— Par Max Dorléans pour le GRS —
S’il est bien vrai que nous devons batailler très fermement contre la « réforme » des retraites envisagée par Macron et les siens, parce que celle-ci, dans le prolongement des multiples « réformes » qui l’ont précédée depuis une quarantaine d’années, est injuste et va approfondir les inégalités sociales déjà béantes, il importe en même temps de dire que cette bataille, toute nécessaire qu’elle soit, est insuffisante.
En effet, ne se focaliser que sur la réforme et ses attendus fallacieux – la réforme serait entreprise pour se doter non seulement « d’un système universel de retraite où un euro cotisé donne les mêmes droits, quel que soit le moment où il a été versé, quel que soit le statut de celui qui a cotisé » mais également d’un système qui ne soit pas source à la fois d’inégalités et de conflits à répétition du fait des « 42 régimes de retraite » existants, puisqu’il il n’y aurait « plus besoin de réformes successives, qui changent les règles et sont anxiogènes et sources d’incertitude » – risque de nous faire également passer à côté de l’enjeu fondamental, à savoir la destruction de la Sécurité sociale, cet outil majeur de solidarité collective né en 1945 en France, et 1947 en Martinique.
Car s’il est bien vrai que les arguments invoqués par Macron pour sa « réforme » ont comme justification immédiate servie à la population, l’équité, la justice, la solidarité, la condamnation et le refus des privilèges (de certaines corporations), ne retenir que la lutte contre la réforme à venir, c’est ne voir que l’arbre qui cache la forêt.
En effet, la force des classes dominantes, avec le soutien total de l’Etat, c’est d’avoir pris tout leur temps (de 1945 à 2019), pour liquider pan après pan l’institution, tout en maintenant l’enveloppe.
Car le coup porté contre l’actuel système en place (après les attaques avec les « réformes » de 1993, 1995, 2003, 2010, 2013 qui avaient toutes pour inspirateur, Michel Rocard) se veut être le coup de mise à mort du système actuel de retraite.
Oui il s’agit bien pour Macron, en réformant à sa sauce le système actuel, avec sa politique d’économies et de réduction des dépenses publiques, non seulement de travailler plus longtemps et de tirer à la baisse nos retraites, mais également d’offrir un juteux marché aux assurances et autres mutuelles.

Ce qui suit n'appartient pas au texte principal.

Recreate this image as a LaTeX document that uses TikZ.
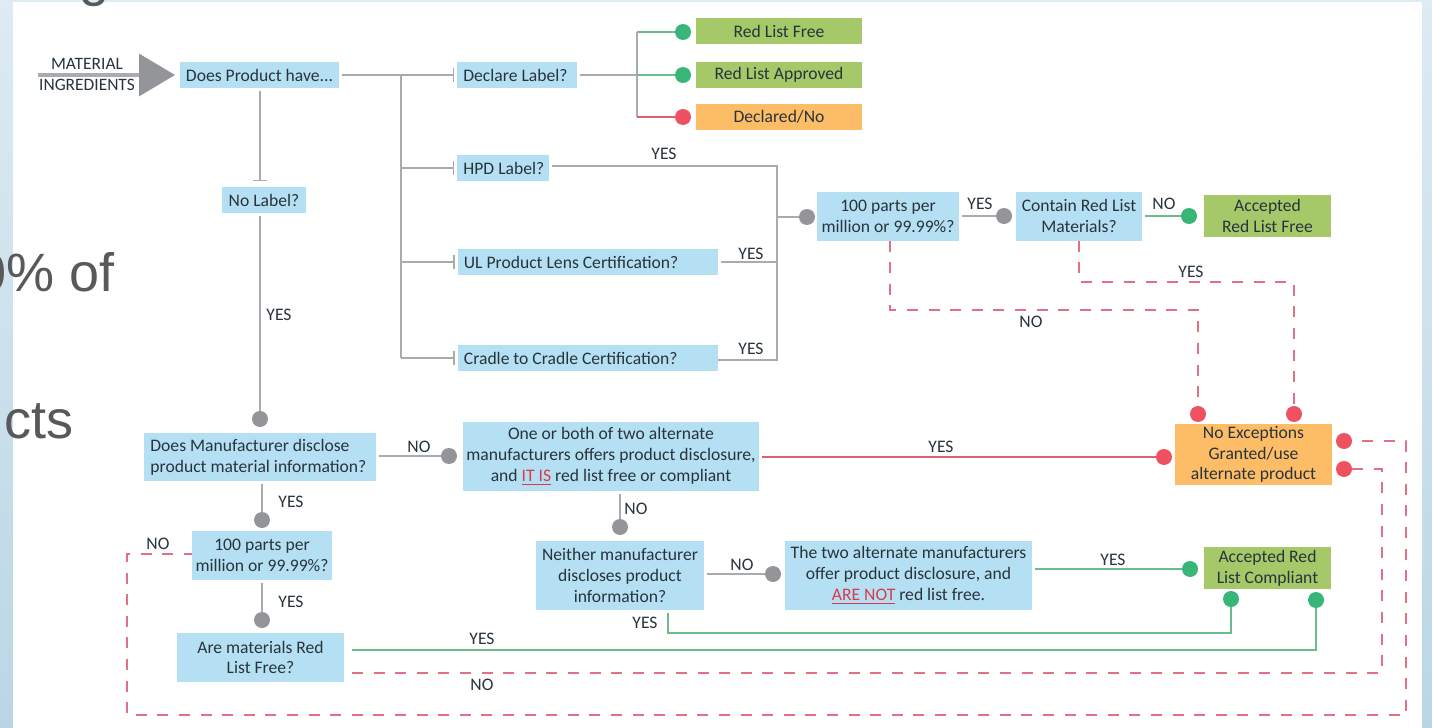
\documentclass[tikz,border=0pt]{standalone}
\usepackage{fontspec}
\setmainfont{Carlito}
\newfontfamily\slidefont{Liberation Sans}
\usetikzlibrary{arrows.meta}
\definecolor{bluebox}{HTML}{B5E0F3}
\definecolor{greenbox}{HTML}{A5C868}
\definecolor{orangebox}{HTML}{FDBC66}
\definecolor{reddot}{HTML}{EE5262}
\definecolor{greendot}{HTML}{38B678}
\definecolor{graydot}{HTML}{939598}
\definecolor{grayline}{HTML}{A9ABAE}
\definecolor{greenline}{HTML}{6CBB8C}
\definecolor{redline}{HTML}{E0606F}
\definecolor{dashline}{HTML}{E27082}
\definecolor{ink}{HTML}{28343C}
\definecolor{slidetext}{HTML}{58595B}
\definecolor{alert}{HTML}{D93A4C}
\definecolor{bgtop}{HTML}{DDEBF3}
\definecolor{bgbot}{HTML}{BAD6E5}
\newcommand{\alertu}[1]{\textcolor{alert}{\underline{#1}}}
\tikzset{
  x=0.5pt,y=-0.5pt,
  box/.style={inner sep=0pt,outer sep=0pt,align=center,text=ink,font=\fontsize{8.8}{10.4}\selectfont},
  qbox/.style={box,fill=bluebox},
  lbox/.style={qbox,align=flush left,inner xsep=3.2pt},
  gbox/.style={box,fill=greenbox},
  obox/.style={box,fill=orangebox},
  lab/.style={inner sep=0pt,text=ink,font=\fontsize{8.8}{9}\selectfont},
  inlab/.style={lab,font=\fontsize{8.7}{9}\selectfont},
  dot/.style={circle,inner sep=0pt,minimum size=8pt},
  gdot/.style={dot,fill=graydot},
  rdot/.style={dot,fill=reddot},
  vdot/.style={dot,fill=greendot},
  gl/.style={draw=grayline,line width=1.4pt},
  vl/.style={draw=greenline,line width=1.4pt},
  rl/.style={draw=redline,line width=1.4pt},
  dl/.style={draw=dashline,line width=1.3pt,dash pattern=on 5.5pt off 5.3pt},
  tee/.style={gl,-{Bar[width=7pt,line width=0.6pt]},shorten >=1.5pt},
  off/.style={shorten <=1.5pt},
  big/.style={inner sep=0pt,text=slidetext,font=\slidefont\fontsize{27}{27}\selectfont},
}
\begin{document}
\begin{tikzpicture}
\useasboundingbox (0,0) rectangle (1432,728);
\begin{scope}
\clip (0,0) rectangle (1432,728);
\shade[top color=bgtop,bottom color=bgbot] (0,0) rectangle (1432,728);
\fill[white] (13,2) rectangle (1422,728);
\node[big,anchor=base east] (frag1) at (115,291) {0\% of};
\node[big,anchor=base east] (frag2) at (74,438) {cts};
\node[big,anchor=base east] (frag3) at (110,-4) {g};
\end{scope}

% boxes
\node[qbox,minimum width=79.5pt,minimum height=13pt] (dp) at (259.5,75) {Does Product have...};
\node[qbox,minimum width=42pt,minimum height=13pt] (nl) at (264,200) {No Label?};
\node[lbox,text width=53.6pt,minimum height=13pt] (decl) at (517,75) {Declare Label?};
\node[lbox,text width=39.6pt,minimum height=13pt] (hpd) at (503,168) {\mbox{HPD Label?}};
\node[lbox,text width=123.6pt,minimum height=13pt] (ul) at (587.5,262) {UL Product Lens Certification?};
\node[lbox,text width=123.6pt,minimum height=13pt] (cc) at (587.5,358) {Cradle to Cradle Certification?};
\node[gbox,minimum width=83pt,minimum height=13pt] (rlf) at (779,31) {Red List Free};
\node[gbox,minimum width=83pt,minimum height=13pt] (rla) at (779,75) {Red List Approved};
\node[obox,minimum width=83pt,minimum height=13pt] (dno) at (779,117) {Declared/No};
\node[qbox,minimum width=71pt,minimum height=24.5pt] (hp) at (888,216) {100 parts per\\million or 99.99\%?};
\node[qbox,minimum width=63pt,minimum height=24.5pt] (crl) at (1079,216) {Contain Red List\\Materials?};
\node[gbox,minimum width=63.5pt,minimum height=21pt] (arf) at (1267.5,216) {Accepted\\Red List Free};
\node[obox,minimum width=78.5pt,minimum height=30.5pt] (nex) at (1253.5,454.5) {No Exceptions\\Granted/use\\alternate product};
\node[gbox,minimum width=63.5pt,minimum height=21pt] (arc) at (1267.5,568) {Accepted Red\\List Compliant};
\node[lbox,text width=109.6pt,minimum height=24pt] (dm) at (260,457) {\mbox{Does Manufacturer disclose}\\\mbox{product material information?}};
\node[qbox,minimum width=148pt,minimum height=34.5pt] (ob) at (611,456.5) {One or both of two alternate\\manufacturers offers product disclosure,\\and \alertu{IT IS} red list free or compliant};
\node[qbox,minimum width=84pt,minimum height=34.5pt] (nm) at (620,575.5) {Neither manufacturer\\discloses product\\information?};
\node[qbox,minimum width=123.5pt,minimum height=34.5pt] (tw) at (908.5,575.5) {The two alternate manufacturers\\offer product disclosure, and\\\alertu{ARE NOT} red list free.};
\node[qbox,minimum width=70pt,minimum height=24.5pt] (hq) at (262,555.5) {100 parts per\\million or 99.99\%?};
\node[qbox,minimum width=83.5pt,minimum height=24.5pt] (am) at (260.5,657.5) {Are materials Red\\List Free?};

% dots
\node[gdot] (d1) at (260,419) {};
\node[gdot] (d2) at (449,456) {};
\node[gdot] (d3) at (262,520) {};
\node[gdot] (d4) at (262,620) {};
\node[gdot] (d5) at (620,527) {};
\node[gdot] (d6) at (773,574) {};
\node[gdot] (d7) at (807,217) {};
\node[gdot] (d8) at (1004,216) {};
\node[vdot] (v1) at (683,32) {};
\node[vdot] (v2) at (683,75) {};
\node[rdot] (r1) at (683,117) {};
\node[vdot] (v3) at (1189,216) {};
\node[vdot] (v4) at (1190,569) {};
\node[vdot] (v5) at (1231,599) {};
\node[vdot] (v6) at (1316,600) {};
\node[rdot] (r2) at (1164,457) {};
\node[rdot] (r3) at (1198,414) {};
\node[rdot] (r4) at (1294,414) {};
\node[rdot] (r5) at (1344,441) {};
\node[rdot] (r6) at (1344,469) {};

% corner and junction points
\coordinate (ms) at (38,75);
\coordinate (tr0) at (401,75);
\coordinate (tr1) at (401,168);
\coordinate (tr2) at (401,262);
\coordinate (tr3) at (401,358);
\coordinate (sp) at (637,75);
\coordinate (hc0) at (777,166);
\coordinate (hc1) at (777,262);
\coordinate (hc2) at (777,217);
\coordinate (hc3) at (777,360);
\coordinate (nc) at (890,310);
\coordinate (yc) at (1079,282);
\coordinate (nyc) at (668,633);
\coordinate (amc) at (1316,650);
\coordinate (ri) at (1382,673);
\coordinate (ro) at (1406,715);
\coordinate (lo) at (127,715);
\coordinate (lu) at (127,554);
\coordinate (nlx) at (260,200);

% input arrow
\draw[line width=1.8pt,-{Triangle[length=18pt,width=21pt,color=graydot]},color=grayline,shorten >=2.5pt] (ms) -- (dp);

% gray connectors
\draw[gl,off] (dp.east) -- (tr0);
\draw[tee] (tr0) -- (decl.west);
\draw[gl] (tr0) -- (tr3);
\draw[tee] (tr1) -- (hpd.west);
\draw[tee] (tr2) -- (ul.west);
\draw[tee] (tr3) -- (cc.west);
\draw[tee,off,shorten >=3pt] (dp.south -| nlx) -- (nl.north -| nlx);
\draw[gl,off] (nl.south -| d1) -- (d1);
\draw[gl,off] (dm.east |- d2) -- (d2);
\draw[gl,off] (dm.south -| d3) -- (d3);
\draw[gl,off] (hq.south -| d4) -- (d4);
\draw[gl,off] (ob.south -| d5) -- (d5);
\draw[gl,off] (nm.east |- d6) -- (d6);
\draw[gl,off] (decl.east) -- (sp);
\draw[gl,off] (hpd.east |- hc0) -- (hc0) -- (hc3) -- (cc.east |- hc3);
\draw[gl,off] (ul.east |- hc1) -- (hc1);
\draw[gl] (hc2) -- (d7);
\draw[gl,off] (hp.east |- d8) -- (d8);

% green and red solid connectors
\draw[gl] (sp |- v1) -- (sp |- r1);
\draw[vl] (sp |- v1) -- (v1);
\draw[vl] (sp) -- (v2);
\draw[rl] (sp |- r1) -- (r1);
\draw[vl,off] (crl.east |- v3) -- (v3);
\draw[vl,off] (tw.east |- v4) -- (v4);
\draw[vl,off] (nm.south -| nyc) -- (nyc) -- (nyc -| v5) -- (v5);
\draw[vl,shorten <=4pt] (am.east |- amc) -- (amc) -- (v6);
\draw[rl,off] (ob.east |- r2) -- (r2);

% dashed connectors
\draw[dl] (hp.south -| nc) -- (nc) -- (nc -| r3) -- (r3);
\draw[dl] (crl.south -| yc) -- (yc) -- (yc -| r4) -- (r4);
\draw[dl,shorten <=4pt] (am.east |- ri) -- (ri) -- (ri |- r6) -- (r6);
\draw[dl,shorten <=5pt] (r5) -- (ro |- r5) -- (ro) -- (lo) -- (lu) -- (hq.west |- lu);

% labels
\node[inlab] (m1) at (87,64) {MATERIAL};
\node[inlab] (m2) at (87,85) {INGREDIENTS};
\node[lab] (t1) at (279,315) {YES};
\node[lab] (t2) at (419,447) {NO};
\node[lab] (t3) at (291,502) {YES};
\node[lab] (t4) at (291,602) {YES};
\node[lab] (t5) at (158,544) {NO};
\node[lab] (t6) at (664,154) {YES};
\node[lab] (t7) at (751,254) {YES};
\node[lab] (t8) at (751,349) {YES};
\node[lab] (t9) at (980,204) {YES};
\node[lab] (t10) at (1164,204) {NO};
\node[lab] (t11) at (1191,272) {YES};
\node[lab] (t12) at (1031,322) {NO};
\node[lab] (t13) at (941,447) {YES};
\node[lab] (t14) at (636,509) {NO};
\node[lab] (t15) at (742,565) {NO};
\node[lab] (t16) at (1113,560) {YES};
\node[lab] (t17) at (645,623) {YES};
\node[lab] (t18) at (482,639) {YES};
\node[lab] (t19) at (482,685) {NO};
\end{tikzpicture}
\end{document}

C’est-à-dire conforter et augmenter la part des profits dans la richesse produite, et symétriquement de réduire la part revenant aux salarié/es.
Une orientation politique qui est évidemment aux antipodes de l’esprit et des luttes de 1945, où il s’était agi pour l’immense majorité de la population et des classes laborieuses, avec le Conseil national de la Résistance, de sortir de la misère et d’« instituer une organisation de la Sécurité sociale destinée à garantir les travailleurs et leur famille contre les risques de toutes natures susceptibles de réduire ou de supprimer leur capacité de gain… »….ceci dans « un souci élémentaire de justice sociale ».
Rappelons nous que la création de la Sécu est le fruit d’un compromis passé au lendemain de la guerre entre gaullistes et communistes ; que ce compromis, bien que ne satisfaisant pas en totalité pas les intérêts du plus grand nombre, est resté jusqu’à aujourd’hui en travers de la gorge de la bourgeoisie française, et qu’elle n’a eu de cesse, jusque de nos jours, de chercher à la casser.
Lisons de ce point de vue les propos d’un Denis Kessler, patron de Axa et vice-président exécutif du Medef de 1998 à 2002, lorsqu’il déclarait à l’époque : « Le modèle social français est le pur produit du Conseil national de la Résistance. Un compromis entre gaullistes et communistes. Il est grand temps de le réformer, et le gouvernement s’y emploie.
Les annonces successives des différentes réformes par le gouvernement peuvent donner une impression de patchwork…
À y regarder de plus près, on constate qu’il y a une profonde unité à ce programme ambitieux…Il s’agit aujourd’hui de sortir de 1945, et de défaire méthodiquement le programme du Conseil national de la Résistance. »
De quoi avons-nous besoin de plus pour comprendre que les intérêts de Macron, Kessler, Bernard Arnaud, Hayot et autres, ne sont pas nos intérêts. Que le souci élémentaire de justice sociale porté en 1945, est contraire à leurs intérêts et au profit.
L’heure est donc pour nous, à notre mise en ordre de bataille, unitairement et le plus largement possible pour défendre nos intérêts.
Alors, oui d’abord à la lutte immédiate contre la « réforme » des retraites voulue par Macron, sans néanmoins perdre de vue la reconquête et la réappropriation par les salarié/es de la Sécurité sociale, pour son amélioration et son extension dans l’esprit et la lettre des principes de 1945.